Notice that not every service on the way to yours needs to be killed and its logic should be moved. Micro-service architecture is important, it’s much more scalable than a massive monolith, and it has an enormous effect on velocity. Killing services almost always have a cost (which might not be immediate).
Caching
The authorization world is tricky. You never want to allow anyone to do something they are not allowed to do on one hand, but on the other hand, most of the questions that come your way are ones you had already answered multiple times. We saw that we retrieve the same policy over and over, for most calls in the process.

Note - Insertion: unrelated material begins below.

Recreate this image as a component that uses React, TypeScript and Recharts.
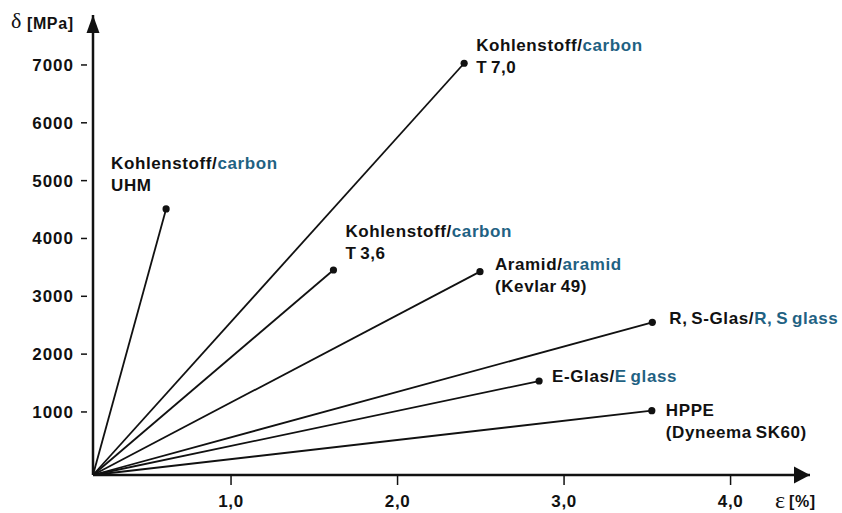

This is the point we decided to cache such common policies. Caching is no magic solution, and as Phil Karlton once said — “There are only two hard things in Computer Science: cache invalidation and naming things.”. However, in this case, we had a clear indication that removing this roundtrip to the DB (or, more precisely, doing it once every long while) — will benefit our common clients a lot.
Conclusion
We started our journey with a single number (the response time of the call) and a statement that it is too slow. In the process, we introduced many metrics (that are also very helpful for production monitoring) and improved non-optimized parts of the system, step by step. We ended up with amazing results, as you can see in the graph below, and with a lot of lessons learned.
Here are my takeaways from this project:
- Before diving in and jumping to conclusions — measure everything you can.
- Prioritize what will give you the most benefit VS what will cost you the most (money or dev time).
- Scale resources up if needed.
- Split DB reads from writes.
- Revisit assumptions you made regarding how fast parts of your system works.
- Know how many hops a request has to make, and reduce some if possible.
- Consider caching as an optimization.
Our journey isn’t done yet
We are thinking of multiple solutions to keep improving performance, therefore this is only the first step in our story. I hope I’ll be able to have another post in the near future, with the same title!